Yedi Âlimler Hikâyesi, hikâye anlatma geleneğimizin güzel örneklerinden biri. Binbir Gece Masalları’ndan gelen form ve ruhla kaleme alınmış, içinde birçok hikâyenin bulunduğu ve bu hikâyelerin ana metne bağlandığı tek bir hikâye. Arketiplerle ve sembollerle donanmış her bir hikâye bağımsız ve kendine özgü hâliyle bir yandan ana metindeki olayı besliyor, bir yandan da insan hayatında muhtemel olay ve durumları çözümleme vaadinde bulunuyor. Bu hikâyelerde önemli olan hakikatin ortaya çıkmasıdır. Hikâye hakikate hizmet için vardır ve her bir hikâye adeta hakikatin görünür hâle gelmesi için elinden geleni yapmaya hazırdır. Vaktiyle yaşanmış, ortak kültüre hikâyeleşerek mâlolmuş ve her biri insanoğlunun tecrübe envanterini oluşturan bu anlatıların bir tek amacı vardır: Erdemleri canlandırmak, adaleti sağlamak ve kötülüğün önüne geçmek. Böylece farkında olsun veya olmasın herkesin muhtaç olduğu hakikatin insanın ruhuna bir güneş gibi doğması ve insanın davranışlarında da bu aydınlığın eylem olarak görünür hâle gelmesi mümkün olacaktır..

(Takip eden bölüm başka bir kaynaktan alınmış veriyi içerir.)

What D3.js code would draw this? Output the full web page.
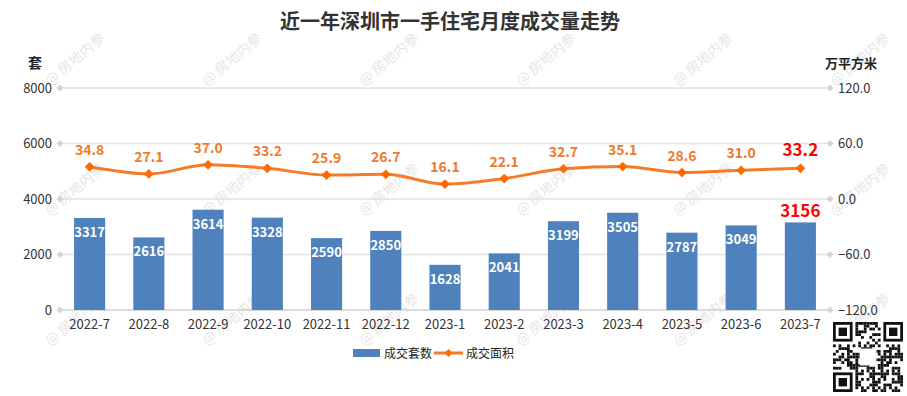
<!DOCTYPE html>
<html>
<head>
<meta charset="utf-8">
<script src="https://cdn.jsdelivr.net/npm/d3@7"></script>
<style>
  body { margin: 0; background: #fff; }
  svg { font-family: "Noto Sans CJK SC", "Noto Sans", sans-serif; }
</style>
</head>
<body>
<svg id="chart" width="907" height="396"></svg>
<script>
const months = ["2022-7", "2022-8", "2022-9", "2022-10", "2022-11", "2022-12", "2023-1", "2023-2", "2023-3", "2023-4", "2023-5", "2023-6", "2023-7"];
const units = [3317, 2616, 3614, 3328, 2590, 2850, 1628, 2041, 3199, 3505, 2787, 3049, 3156];
const area = [34.8, 27.1, 37.0, 33.2, 25.9, 26.7, 16.1, 22.1, 32.7, 35.1, 28.6, 31.0, 33.2];
const leftTicks = [0, 2000, 4000, 6000, 8000];
const rightTicks = [-120, -60, 0, 60, 120];

const barColor = "#4f81bd", lineColor = "#f47b2a", dotColor = "#ff6a00", hiColor = "#ff0000";

const svg = d3.select("#chart");
const margin = {top: 88, left: 60, right: 77, bottom: 86};
const width = 907 - margin.left - margin.right;
const height = 396 - margin.top - margin.bottom;

// watermark
const wm = svg.append("g").attr("class", "watermark");
[63, 193, 323].forEach(y => {
  [78, 235, 392, 549, 706, 863].forEach(x => {
    wm.append("text")
      .attr("transform", "translate(" + x + "," + y + ") rotate(-40)")
      .attr("text-anchor", "middle")
      .attr("font-size", 14)
      .attr("fill", "#e6e6e6")
      .text("@ 房地内参");
  });
});

svg.append("text")
  .attr("x", 450).attr("y", 29)
  .attr("text-anchor", "middle")
  .attr("font-size", 20).attr("font-weight", "bold")
  .attr("fill", "#333")
  .text("近一年深圳市一手住宅月度成交量走势");

const g = svg.append("g").attr("transform", "translate(" + margin.left + "," + margin.top + ")");

const x = d3.scaleBand().domain(months).range([0, width]).paddingInner(0.475).paddingOuter(0.2375);
const y = d3.scaleLinear().domain([0, 8000]).range([height, 0]);
const y2 = d3.scaleLinear().domain([-120, 120]).range([height, 0]);

// grid
g.selectAll(".grid").data(leftTicks).enter().append("line")
  .attr("x1", 0).attr("x2", width)
  .attr("y1", d => y(d)).attr("y2", d => y(d))
  .attr("stroke", d => d === 0 ? "#d0d0d0" : "#e2e2e2").attr("stroke-width", 1.5);

const diamond = d3.symbol().type(d3.symbolDiamond2).size(30);
g.selectAll(".ld").data(leftTicks).enter().append("path")
  .attr("d", diamond).attr("fill", "#d4d4d4")
  .attr("transform", d => "translate(0," + y(d) + ")");
g.selectAll(".rd").data(rightTicks).enter().append("path")
  .attr("d", diamond).attr("fill", "#d4d4d4")
  .attr("transform", d => "translate(" + width + "," + y2(d) + ")");

// axes
const yAxis = g.append("g").call(d3.axisLeft(y).tickValues(leftTicks).tickSize(0).tickPadding(8).tickFormat(d3.format("d")));
const y2Axis = g.append("g").attr("transform", "translate(" + width + ",0)")
  .call(d3.axisRight(y2).tickValues(rightTicks).tickSize(0).tickPadding(8).tickFormat(d3.format(".1f")));
const xAxis = g.append("g").attr("transform", "translate(0," + height + ")")
  .call(d3.axisBottom(x).tickSize(0).tickPadding(10));
[yAxis, y2Axis, xAxis].forEach(a => {
  a.select(".domain").remove();
  a.selectAll("text").attr("font-size", 13).attr("fill", "#333")
    .attr("font-family", "\"Noto Sans CJK SC\", sans-serif");
});

svg.append("text").attr("x", 35).attr("y", 68)
  .attr("font-size", 14).attr("fill", "#222").attr("text-anchor", "middle").attr("font-weight", "bold")
  .text("套");
svg.append("text").attr("x", 851).attr("y", 68)
  .attr("font-size", 13).attr("fill", "#222").attr("text-anchor", "middle").attr("font-weight", "bold")
  .text("万平方米");

// bars
g.selectAll(".bar").data(units).enter().append("rect")
  .attr("x", (d, i) => x(months[i]))
  .attr("y", d => y(d))
  .attr("width", x.bandwidth())
  .attr("height", d => height - y(d))
  .attr("fill", barColor);

const last = units.length - 1;
g.selectAll(".barlabel").data(units).enter().append("text")
  .attr("x", (d, i) => x(months[i]) + x.bandwidth() / 2)
  .attr("y", (d, i) => i === last ? y(d) - 5 : y(d) + 19)
  .attr("text-anchor", "middle")
  .attr("font-weight", "bold")
  .attr("font-size", (d, i) => i === last ? 17 : 13)
  .attr("fill", (d, i) => i === last ? hiColor : "#fff")
  .text(d => d);

// line
const cx = i => x(months[i]) + x.bandwidth() / 2;
const line = d3.line().x((d, i) => cx(i)).y(d => y2(d)).curve(d3.curveMonotoneX);
g.append("path").datum(area)
  .attr("d", line).attr("fill", "none")
  .attr("stroke", lineColor).attr("stroke-width", 3);

g.selectAll(".dot").data(area).enter().append("path")
  .attr("d", d3.symbol().type(d3.symbolDiamond2).size(60))
  .attr("fill", dotColor)
  .attr("transform", (d, i) => "translate(" + cx(i) + "," + y2(d) + ")");

g.selectAll(".linelabel").data(area).enter().append("text")
  .attr("x", (d, i) => cx(i))
  .attr("y", d => y2(d) - 12)
  .attr("text-anchor", "middle")
  .attr("font-weight", "bold")
  .attr("font-size", (d, i) => i === last ? 17 : 14)
  .attr("fill", (d, i) => i === last ? hiColor : "#f07a2c")
  .text(d => d3.format(".1f")(d));

// legend
const lg = svg.append("g").attr("transform", "translate(353,353)");
lg.append("rect").attr("x", 0).attr("y", -4).attr("width", 27).attr("height", 8).attr("fill", barColor);
lg.append("text").attr("x", 31).attr("y", 5).attr("font-size", 12).attr("fill", "#222").text("成交套数");
lg.append("line").attr("x1", 81).attr("x2", 110).attr("y1", 0).attr("y2", 0)
  .attr("stroke", lineColor).attr("stroke-width", 3);
lg.append("path").attr("d", d3.symbol().type(d3.symbolDiamond2).size(40)).attr("fill", dotColor)
  .attr("transform", "translate(95.5,0)");
lg.append("text").attr("x", 113).attr("y", 5).attr("font-size", 12).attr("fill", "#222").text("成交面积");

// qr-style badge
const qr = svg.append("g").attr("transform", "translate(833,322)");
const cell = 70 / 25;
qr.append("rect").attr("width", 70).attr("height", 70).attr("fill", "#fff");
for (let r = 0; r < 25; r++) {
  for (let c = 0; c < 25; c++) {
    const finder = (r < 8 && c < 8) || (r < 8 && c > 16) || (r > 16 && c < 8);
    if (finder) continue;
    const h = (r * 131 + c * 71 + r * c * 17 + (r ^ c) * 29) % 97;
    if (h < 48) {
      qr.append("rect").attr("x", c * cell).attr("y", r * cell)
        .attr("width", cell).attr("height", cell).attr("fill", "#111");
    }
  }
}
[[0, 0], [18, 0], [0, 18]].forEach(([c, r]) => {
  qr.append("rect").attr("x", c * cell + cell / 2).attr("y", r * cell + cell / 2)
    .attr("width", cell * 6).attr("height", cell * 6)
    .attr("fill", "none").attr("stroke", "#111").attr("stroke-width", cell);
  qr.append("rect").attr("x", (c + 2) * cell).attr("y", (r + 2) * cell)
    .attr("width", cell * 3).attr("height", cell * 3).attr("fill", "#111");
});
qr.append("rect").attr("x", 27).attr("y", 27).attr("width", 16).attr("height", 16)
  .attr("fill", "#fff").attr("stroke", "#eee");
</script>
</body>
</html>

Yedi Âlimler Hikâyesi, korkuya, şüpheye, ihtirasa ve nefsin oyunlarına râm olmuş kahramanlarını hikâyelerin içinde barındırdığı insanlık tecrübelerini yansıtarak arındırır,
onları eğitmeye çalışır yedi günde ve yedi âlimle onların kararmaya ramak kalmış ruhlarına hakikatin aydınlığını sunar.